Bu süreçte kadın işçi hareketinden bahsetmek olanaklı olmasa da, kadın işçilerin çifte baskı ve sömürüye karşı duyarlılık ve tepkilerinin arttığı söylenebilir. Kimi sendika şubelerinin girişimleriyle, özellikle kadına yönelik şiddete karşı fabrika zeminlerinden yükseltilen sesler kadın işçiler tarafından da sahiplenildi ve eylemli tepkilere konu edildi.
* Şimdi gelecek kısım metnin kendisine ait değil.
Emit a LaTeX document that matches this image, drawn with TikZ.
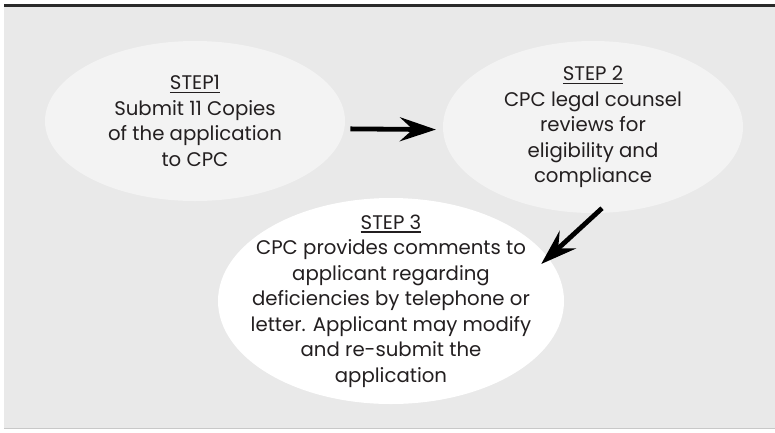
\documentclass[tikz,border=0pt]{standalone}
\usepackage{fontspec}
\setmainfont{Poppins}
\usetikzlibrary{shapes.geometric,arrows.meta,calc}
\definecolor{bggray}{HTML}{E9E9E9}
\definecolor{ellgray}{HTML}{F3F3F3}
\definecolor{txt}{HTML}{231F20}
\definecolor{topline}{HTML}{2A2A2A}
\definecolor{botline}{HTML}{C8C8C8}
\tikzset{
  stepell/.style={ellipse, draw=none, inner sep=0pt},
  steptext/.style={align=center, text=txt, inner sep=0pt,
    font={\fontsize{19.7}{25.5}\selectfont}},
  arr/.style={line width=4.8pt, -{Stealth[length=36pt,width=24pt,inset=13pt]}, black}
}
\newcommand{\stepul}[1]{\setbox0\hbox{#1}\rlap{\rule[-3.5pt]{\wd0}{1.3pt}}\box0}
\begin{document}
\begin{tikzpicture}[x=1pt,y=-1pt]
\useasboundingbox (0,0) rectangle (775,432);
\fill[white] (0,0) rectangle (775,432);
\fill[bggray] (4,6) rectangle (775,428);
\fill[topline] (4,4) rectangle (775,7);
\fill[botline] (4,427.5) rectangle (775,429);
\node[stepell, fill=ellgray, minimum width=300pt, minimum height=160pt] (s1) at (195,121) {};
\node[stepell, fill=ellgray, minimum width=300pt, minimum height=172pt] (s2) at (593,127) {};
\node[stepell, fill=white, minimum width=346pt, minimum height=206pt] (s3) at (391,301) {};
\node[steptext] (t1) at (s1) {\stepul{STEP1}\\Submit 11 Copies\\of the application\\to CPC};
\node[steptext] (t2) at (s2) {\stepul{STEP 2}\\CPC legal counsel\\reviews for\\eligibility and\\compliance};
\node[steptext] (t3) at (s3) {\stepul{STEP 3}\\CPC provides comments to\\applicant regarding\\deficiencies by telephone or\\letter. Applicant may modify\\and re-submit the\\application};
\draw[arr, shorten <=6pt, shorten >=7pt] (s1.-3.5) -- (s2.181);
\draw[arr] ($(s2.south)+(9,-5)$) -- ($(s3.east)+(-23,-37)$);
\end{tikzpicture}
\end{document}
Kadınların sokakta gerçekleştirdikleri eylemlere paralel olarak, 8 Mart, 25 Kasım, Pınar Gültekin cinayeti, İstanbul Sözleşmesi’nin iptaline veya çocuk istismarını meşrulaştırmaya dönük girişimler, başta kadın işçiler olmak üzere işçilerin anlamlı eylemli tepkilerine konu oldu.
Kapitalistlerin hayata geçirdiği hak gasplarına karşı, daha somut olarak da sendikalaşma talebiyle gerçekleşen eylem ve direnişlerde kadın işçiler yer almakla kalmadılar, ön saflarda aktif bir özne olarak hareket ettiler. Madenci eylemleri, VİP giyim, Bimeks, Migros örneklerinin yanı sıra, son olarak gerçekleşen Sinbo direnişinde kadın işçiler mücadeleyi sürükleyen bir rol oynadılar. Bu tablo, kadınların çifte ezilmişliğe karşı mücadeleye atıldıklarında nasıl bir enerji taşıdıklarını bir kez daha ortaya koydu.
Pandeminin ve krizin yükünün işçi ve emekçilere ödettirildiği, baskı ve terörünü eksik edilmediği 2020 yılında kadınların verdiği mücadele, 2021’de bu öfke ve tepkinin daha da mayalanacağına, eşitlik ve özgürlük kavgasının daha da büyüyeceğine işaret ediyor.